• What you will do:
Retype exactly the lines from the first one through the line with "plt.savefig('out.png', dpi=100)", including both ends; skip any pictures.

— START —

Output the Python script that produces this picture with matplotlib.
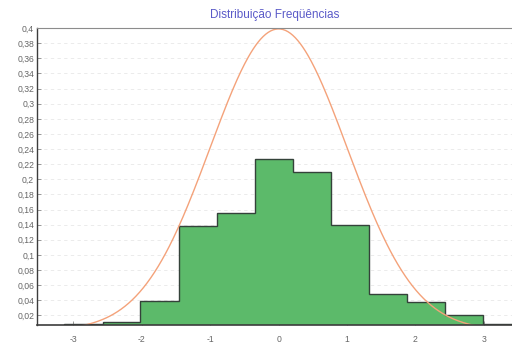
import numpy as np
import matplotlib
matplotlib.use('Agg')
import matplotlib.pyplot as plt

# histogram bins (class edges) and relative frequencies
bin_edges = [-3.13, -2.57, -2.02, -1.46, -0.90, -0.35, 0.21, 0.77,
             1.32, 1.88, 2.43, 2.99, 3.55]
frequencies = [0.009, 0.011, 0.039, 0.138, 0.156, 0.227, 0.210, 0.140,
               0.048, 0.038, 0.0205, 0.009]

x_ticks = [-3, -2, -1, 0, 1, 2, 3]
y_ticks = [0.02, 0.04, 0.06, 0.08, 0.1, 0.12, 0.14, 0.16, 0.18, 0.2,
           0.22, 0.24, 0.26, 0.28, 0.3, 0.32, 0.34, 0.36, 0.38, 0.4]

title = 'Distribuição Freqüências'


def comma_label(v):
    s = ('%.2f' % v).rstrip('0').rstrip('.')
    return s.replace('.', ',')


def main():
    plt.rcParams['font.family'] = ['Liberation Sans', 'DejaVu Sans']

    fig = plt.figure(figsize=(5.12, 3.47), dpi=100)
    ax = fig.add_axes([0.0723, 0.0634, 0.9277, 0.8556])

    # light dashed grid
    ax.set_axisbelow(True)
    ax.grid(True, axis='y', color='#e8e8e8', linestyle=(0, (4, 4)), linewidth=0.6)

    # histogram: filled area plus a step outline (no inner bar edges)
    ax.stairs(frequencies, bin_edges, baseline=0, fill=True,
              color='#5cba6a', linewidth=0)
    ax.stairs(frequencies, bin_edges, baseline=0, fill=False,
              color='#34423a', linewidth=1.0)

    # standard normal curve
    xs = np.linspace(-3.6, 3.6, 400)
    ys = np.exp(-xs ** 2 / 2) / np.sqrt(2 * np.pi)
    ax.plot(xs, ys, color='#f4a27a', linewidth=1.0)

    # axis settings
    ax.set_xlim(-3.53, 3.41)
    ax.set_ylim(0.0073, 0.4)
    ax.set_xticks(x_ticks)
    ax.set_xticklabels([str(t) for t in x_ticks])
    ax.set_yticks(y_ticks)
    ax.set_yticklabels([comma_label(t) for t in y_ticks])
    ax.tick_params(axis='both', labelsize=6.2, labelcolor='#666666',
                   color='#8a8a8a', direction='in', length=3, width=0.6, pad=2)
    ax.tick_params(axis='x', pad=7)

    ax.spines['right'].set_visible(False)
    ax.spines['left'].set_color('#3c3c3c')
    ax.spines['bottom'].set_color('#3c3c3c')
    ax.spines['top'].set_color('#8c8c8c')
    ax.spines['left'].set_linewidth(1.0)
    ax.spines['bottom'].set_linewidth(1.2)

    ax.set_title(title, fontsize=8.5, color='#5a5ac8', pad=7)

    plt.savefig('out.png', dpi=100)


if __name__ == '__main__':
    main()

— END —

• Worked solution:
Output the Python script that produces this picture with matplotlib.
import numpy as np
import matplotlib
matplotlib.use('Agg')
import matplotlib.pyplot as plt

# histogram bins (class edges) and relative frequencies
bin_edges = [-3.13, -2.57, -2.02, -1.46, -0.90, -0.35, 0.21, 0.77,
             1.32, 1.88, 2.43, 2.99, 3.55]
frequencies = [0.009, 0.011, 0.039, 0.138, 0.156, 0.227, 0.210, 0.140,
               0.048, 0.038, 0.0205, 0.009]

x_ticks = [-3, -2, -1, 0, 1, 2, 3]
y_ticks = [0.02, 0.04, 0.06, 0.08, 0.1, 0.12, 0.14, 0.16, 0.18, 0.2,
           0.22, 0.24, 0.26, 0.28, 0.3, 0.32, 0.34, 0.36, 0.38, 0.4]

title = 'Distribuição Freqüências'


def comma_label(v):
    s = ('%.2f' % v).rstrip('0').rstrip('.')
    return s.replace('.', ',')


def main():
    plt.rcParams['font.family'] = ['Liberation Sans', 'DejaVu Sans']

    fig = plt.figure(figsize=(5.12, 3.47), dpi=100)
    ax = fig.add_axes([0.0723, 0.0634, 0.9277, 0.8556])

    # light dashed grid
    ax.set_axisbelow(True)
    ax.grid(True, axis='y', color='#e8e8e8', linestyle=(0, (4, 4)), linewidth=0.6)

    # histogram: filled area plus a step outline (no inner bar edges)
    ax.stairs(frequencies, bin_edges, baseline=0, fill=True,
              color='#5cba6a', linewidth=0)
    ax.stairs(frequencies, bin_edges, baseline=0, fill=False,
              color='#34423a', linewidth=1.0)

    # standard normal curve
    xs = np.linspace(-3.6, 3.6, 400)
    ys = np.exp(-xs ** 2 / 2) / np.sqrt(2 * np.pi)
    ax.plot(xs, ys, color='#f4a27a', linewidth=1.0)

    # axis settings
    ax.set_xlim(-3.53, 3.41)
    ax.set_ylim(0.0073, 0.4)
    ax.set_xticks(x_ticks)
    ax.set_xticklabels([str(t) for t in x_ticks])
    ax.set_yticks(y_ticks)
    ax.set_yticklabels([comma_label(t) for t in y_ticks])
    ax.tick_params(axis='both', labelsize=6.2, labelcolor='#666666',
                   color='#8a8a8a', direction='in', length=3, width=0.6, pad=2)
    ax.tick_params(axis='x', pad=7)

    ax.spines['right'].set_visible(False)
    ax.spines['left'].set_color('#3c3c3c')
    ax.spines['bottom'].set_color('#3c3c3c')
    ax.spines['top'].set_color('#8c8c8c')
    ax.spines['left'].set_linewidth(1.0)
    ax.spines['bottom'].set_linewidth(1.2)

    ax.set_title(title, fontsize=8.5, color='#5a5ac8', pad=7)

    plt.savefig('out.png', dpi=100)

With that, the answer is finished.